The most incredible thing I’d ever heard. He unleashed a thousand creatures inside a deep, massive bowl in the ice, and I sat with Lucifer and they performed this insane symphony. It was like what I hear in my dreams, but a million times louder, a million times better. It was beautiful, and scary. Melodic, but violent with bursts of sound and wide swinging melodies. Sometimes I cried, and a few times I laughed, but I loved every second.

Lucifer told me that the world I was from was being destroyed by the music. He said giant waves were destroying cities, hurricanes were flattening towns, and millions of people were dying. I nodded. I didn’t care. Not really. I hoped my house was flattened by a giant tree, or hit by lightning, or blown apart in a tornado, like the one in my dream, and that Father was cut to ribbons and destroyed.
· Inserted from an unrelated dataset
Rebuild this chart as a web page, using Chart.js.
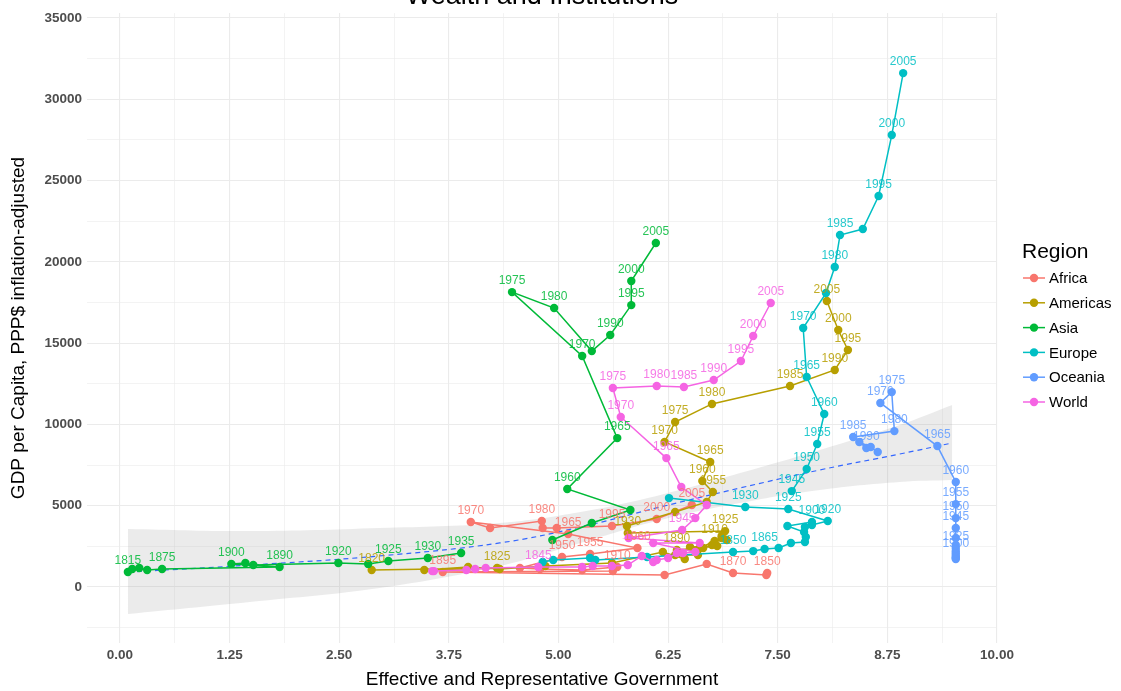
<!DOCTYPE html>
<html>
<head>
<meta charset="utf-8">
<script src="https://cdn.jsdelivr.net/npm/chart.js@4.4.0/dist/chart.umd.min.js"></script>
<style>
  html, body { margin: 0; padding: 0; background: #fff; }
</style>
</head>
<body>
<canvas id="myChart" width="1121" height="691"></canvas>
<script>
// region names + colours (ggplot default hues)
const regions = ['Africa', 'Americas', 'Asia', 'Europe', 'Oceania', 'World'];
const regionColors = ['#F8766D', '#B79F00', '#00BA38', '#00BFC4', '#619CFF', '#F564E3'];

// axis ticks (minor + major grid)
const xTicks = [0,0.625,1.25,1.875,2.5,3.125,3.75,4.375,5,5.625,6.25,6.875,7.5,8.125,8.75,9.375,10];
const yTicks = [-2500,0,2500,5000,7500,10000,12500,15000,17500,20000,22500,25000,27500,30000,32500,35000];

// Africa
const africaYears = [1850,1860,1870,1880,1890,1895,1900,1910,1920,1930,1940,1950,1955,1960,1965,1970,1975,1980,1985,1990,1995,2000,2005];
const africaGov = [7.38,7.37,6.99,6.69,6.21,3.68,5.62,5.67,5.27,4.79,4.56,5.04,5.36,5.90,5.11,4.00,4.22,4.81,4.82,4.98,5.61,6.12,6.52];
const africaGdp = [860,740,860,1420,740,920,980,1230,1050,1110,1170,1850,2030,2400,3260,4000,3630,4060,3630,3630,3750,4180,5040];
const africaShown = [1850,1870,1895,1910,1950,1955,1960,1965,1970,1980,1995,2000,2005];

// Americas
const americasYears = [1820,1825,1830,1835,1840,1845,1850,1855,1860,1865,1870,1875,1880,1885,1890,1895,1900,1905,1910,1915,1920,1925,1930,1935,1940,1950,1955,1960,1965,1970,1975,1980,1985,1990,1995,2000,2005];
const americasGov = [2.87,4.30,3.47,3.97,4.33,4.85,5.61,6.19,6.44,6.33,6.59,6.65,6.50,6.81,6.35,6.61,6.86,6.75,6.78,6.92,6.86,6.90,5.79,5.78,6.33,6.69,6.76,6.64,6.73,6.21,6.33,6.75,7.64,8.15,8.30,8.19,8.06];
const americasGdp = [1050,1170,1050,1230,1110,1290,1480,2150,1720,1970,1970,2400,2460,2520,2280,2400,3010,2580,2830,2890,3140,3440,3320,3750,4610,5230,5840,6520,7690,8920,10150,11260,12360,13350,14580,15810,17590];
const americasShown = [1820,1825,1890,1910,1925,1930,1955,1960,1965,1970,1975,1980,1985,1990,1995,2000,2005];

// Asia (no values 1940)
const asiaYears = [1815,1820,1830,1860,1875,1890,1900,1905,1910,1920,1922,1925,1930,1935,1940,1950,1953,1955,1960,1965,1970,1975,1980,1985,1990,1995,2000,2005];
const asiaGov = [0.09,0.14,0.22,0.31,0.48,1.82,1.27,1.43,1.52,2.49,2.83,3.06,3.51,3.89,null,4.93,5.38,5.82,5.10,5.67,5.27,4.47,4.95,5.38,5.59,5.83,5.83,6.11];
const asiaGdp = [920,1110,1170,1050,1110,1230,1420,1480,1350,1480,1420,1600,1780,2090,null,2890,3940,4740,6030,9160,14210,18140,17160,14510,15500,17340,18820,21160];
const asiaShown = [1815,1875,1890,1900,1920,1925,1930,1935,1960,1965,1970,1975,1980,1990,1995,2000,2005];

// Europe (no values 1940)
const europeYears = [1820,1825,1830,1835,1840,1850,1860,1865,1870,1875,1880,1885,1890,1895,1900,1905,1910,1920,1925,1930,1935,1940,1945,1950,1955,1960,1965,1970,1975,1980,1985,1990,1995,2000,2005];
const europeGov = [4.82,4.94,5.36,5.42,6.01,6.99,7.22,7.35,7.51,7.65,7.81,7.82,7.80,7.61,7.89,7.81,7.89,8.07,7.62,7.13,6.26,null,7.66,7.83,7.95,8.03,7.83,7.79,8.05,8.15,8.21,8.47,8.65,8.80,8.93];
const europeGdp = [1540,1660,1780,1660,1850,2150,2210,2340,2400,2710,2770,3080,3380,3750,4000,3690,3810,4060,4800,4920,5470,null,5900,7260,8800,10640,12920,15930,18080,19680,21650,22020,24050,27800,31610];
const europeShown = [1850,1865,1900,1920,1925,1930,1945,1950,1955,1960,1965,1970,1980,1985,1995,2000,2005];

// Oceania
const oceaniaYears = [1870,1880,1890,1900,1910,1920,1925,1930,1940,1945,1950,1955,1960,1965,1970,1975,1980,1985,1990,1995,2000,2005];
const oceaniaGov = [9.53,9.53,9.53,9.53,9.53,9.53,9.53,9.53,9.53,9.53,9.53,9.53,9.53,9.32,8.67,8.80,8.83,8.36,8.51,8.43,8.56,8.64];
const oceaniaGdp = [1720,1780,1850,1970,2090,2210,2400,2580,3010,3630,4240,5100,6460,8670,11320,11990,9590,9230,8550,8920,8610,8300];
const oceaniaShown = [1900,1925,1945,1950,1955,1960,1965,1970,1975,1980,1985,1990];

// World
const worldYears = [1820,1825,1830,1835,1840,1845,1850,1855,1860,1865,1870,1875,1880,1885,1890,1895,1900,1905,1910,1930,1945,1950,1955,1960,1965,1970,1975,1980,1985,1990,1995,2000,2005];
const worldGov = [3.56,3.58,3.95,4.05,4.17,4.77,5.27,5.39,5.61,5.79,5.95,6.08,6.12,6.25,6.35,6.42,6.56,6.08,6.61,5.80,6.41,6.56,6.69,6.40,6.23,5.71,5.62,6.12,6.43,6.77,7.08,7.22,7.42];
const worldGdp = [980,980,1050,1110,1170,1230,1230,1290,1290,1350,1910,1540,1660,1780,2090,2090,2150,2710,2710,3010,3510,4240,5040,6150,7930,10460,12240,12360,12300,12730,13900,15440,17470];
const worldShown = [1845,1945,1965,1970,1975,1980,1985,1990,1995,2000,2005];

// smooth trend and its confidence band
const smoothGov = [0.09,1.48,2.96,4.33,5.25,6.16,7.07,7.98,8.89,9.49];
const smoothGdp = [920,1350,1910,2710,3690,4920,6090,7200,8180,8860];
const bandLow = [-1660,-920,-60,1290,2710,4120,5170,5970,6460,6580];
const bandHigh = [3570,3440,3630,3940,4610,5660,7010,8430,9960,11190];

const regionData = [
  {years: africaYears, gov: africaGov, gdp: africaGdp, shown: africaShown},
  {years: americasYears, gov: americasGov, gdp: americasGdp, shown: americasShown},
  {years: asiaYears, gov: asiaGov, gdp: asiaGdp, shown: asiaShown},
  {years: europeYears, gov: europeGov, gdp: europeGdp, shown: europeShown},
  {years: oceaniaYears, gov: oceaniaGov, gdp: oceaniaGdp, shown: oceaniaShown},
  {years: worldYears, gov: worldGov, gdp: worldGdp, shown: worldShown}
];

const FONT = '"Liberation Sans", Arial, Helvetica, sans-serif';

let toPoints = (xs, ys) => xs.map((x, i) => ({x: x, y: ys[i]}));

let datasets = regionData.map((r, i) => ({
  label: regions[i],
  data: toPoints(r.gov, r.gdp),
  showLine: true,
  spanGaps: false,
  borderColor: regionColors[i],
  backgroundColor: regionColors[i],
  borderWidth: 1.5,
  pointRadius: 4.2,
  pointHoverRadius: 4.2,
  pointBorderWidth: 0,
  order: 6 - i
}));

datasets.push({
  type: 'line',
  label: 'band low',
  data: toPoints(smoothGov, bandLow),
  borderWidth: 0,
  pointRadius: 0,
  tension: 0.4,
  fill: false,
  order: 30
});
datasets.push({
  type: 'line',
  label: 'band high',
  data: toPoints(smoothGov, bandHigh),
  borderWidth: 0,
  pointRadius: 0,
  tension: 0.4,
  fill: '-1',
  backgroundColor: 'rgba(153,153,153,0.2)',
  order: 30
});
datasets.push({
  type: 'line',
  label: 'smooth',
  data: toPoints(smoothGov, smoothGdp),
  borderColor: '#3366FF',
  borderWidth: 1.2,
  borderDash: [5, 4],
  pointRadius: 0,
  tension: 0.4,
  fill: false,
  order: 20
});

// year labels above points
const yearLabels = {
  id: 'yearLabels',
  afterDatasetsDraw(chart) {
    const ctx = chart.ctx;
    ctx.save();
    ctx.font = '12px ' + FONT;
    ctx.textAlign = 'center';
    ctx.textBaseline = 'alphabetic';
    ctx.globalAlpha = 0.85;
    regionData.forEach((r, i) => {
      const meta = chart.getDatasetMeta(i);
      ctx.fillStyle = regionColors[i];
      r.years.forEach((yr, j) => {
        if (!r.shown.includes(yr)) return;
        const pt = meta.data[j];
        if (!pt || pt.skip) return;
        ctx.fillText(String(yr), pt.x, pt.y - 8);
      });
    });
    ctx.restore();
  }
};

// clipped title + legend on the right
const extras = {
  id: 'extras',
  afterDraw(chart) {
    const ctx = chart.ctx;
    ctx.save();
    ctx.fillStyle = '#000';
    ctx.textAlign = 'center';
    ctx.textBaseline = 'alphabetic';
    ctx.font = '27px ' + FONT;
    ctx.fillText('Wealth and Institutions', (chart.chartArea.left + chart.chartArea.right) / 2, 4);

    ctx.textAlign = 'left';
    ctx.textBaseline = 'middle';
    ctx.font = '21px ' + FONT;
    ctx.fillText('Region', 1022, 252);
    ctx.font = '15px ' + FONT;
    regions.forEach((name, i) => {
      const y = 278 + i * 24.8;
      ctx.strokeStyle = regionColors[i];
      ctx.lineWidth = 1.5;
      ctx.beginPath();
      ctx.moveTo(1023, y);
      ctx.lineTo(1045, y);
      ctx.stroke();
      ctx.fillStyle = regionColors[i];
      ctx.beginPath();
      ctx.arc(1034, y, 4.2, 0, Math.PI * 2);
      ctx.fill();
      ctx.fillStyle = '#000';
      ctx.fillText(name, 1049, y + 1);
    });
    ctx.restore();
  }
};

const gridColor = '#ebebeb';
let isStep = (v, s) => Math.abs(v / s - Math.round(v / s)) < 1e-6;

new Chart(document.getElementById('myChart'), {
  type: 'scatter',
  data: { datasets: datasets },
  options: {
    responsive: false,
    animation: false,
    devicePixelRatio: 1,
    events: [],
    layout: { padding: { top: 13, right: 124, left: 0, bottom: 0 } },
    plugins: { legend: { display: false }, tooltip: { enabled: false } },
    scales: {
      x: {
        type: 'linear',
        min: -0.376,
        max: 10,
        afterBuildTicks: (s) => { s.ticks = xTicks.map(v => ({value: v})); },
        afterFit: (s) => { s.height = 48; },
        border: { display: false },
        grid: {
          drawTicks: false,
          color: gridColor,
          lineWidth: (c) => (c.tick && isStep(c.tick.value, 1.25)) ? 1.1 : 0.6
        },
        ticks: {
          autoSkip: false,
          maxRotation: 0,
          padding: 4,
          color: '#4d4d4d',
          font: { family: FONT, size: 13.5, weight: 'bold' },
          callback: (v) => isStep(v, 1.25) ? Number(v).toFixed(2) : ''
        },
        title: {
          display: true,
          text: 'Effective and Representative Government',
          color: '#000',
          font: { family: FONT, size: 19 },
          padding: { top: 0, bottom: 0 }
        }
      },
      y: {
        type: 'linear',
        min: -3444,
        max: 35301,
        afterBuildTicks: (s) => { s.ticks = yTicks.map(v => ({value: v})); },
        afterFit: (s) => { s.width = 87; },
        border: { display: false },
        grid: {
          drawTicks: false,
          color: gridColor,
          lineWidth: (c) => (c.tick && isStep(c.tick.value, 5000)) ? 1.1 : 0.6
        },
        ticks: {
          autoSkip: false,
          padding: 5,
          color: '#4d4d4d',
          font: { family: FONT, size: 13.5, weight: 'bold' },
          callback: (v) => isStep(v, 5000) ? String(v) : ''
        },
        title: {
          display: true,
          text: 'GDP per Capita, PPP$ inflation-adjusted',
          color: '#000',
          font: { family: FONT, size: 19 },
          padding: { top: 7, bottom: 0 }
        }
      }
    }
  },
  plugins: [yearLabels, extras]
});
</script>
</body>
</html>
I think Lucifer knew I was thinking this because he laughed, but I didn’t mind, because Hobbes was beautiful, and brilliant, and all those creatures—they looked like humans, and animals, and other things I’d never seen (some were horrible and ugly, and some were so gorgeous you couldn’t even look at them)—were playing for HIM, and I could hardly breathe until it was finished.

At the end Lucifer stood, an audience of one, and clapped. Hobbes bowed his great unicorn head, and then everything was gone, and it was only me and Hobbes left. A lake of fire burned in the distance, but I stood on black ice and shivered.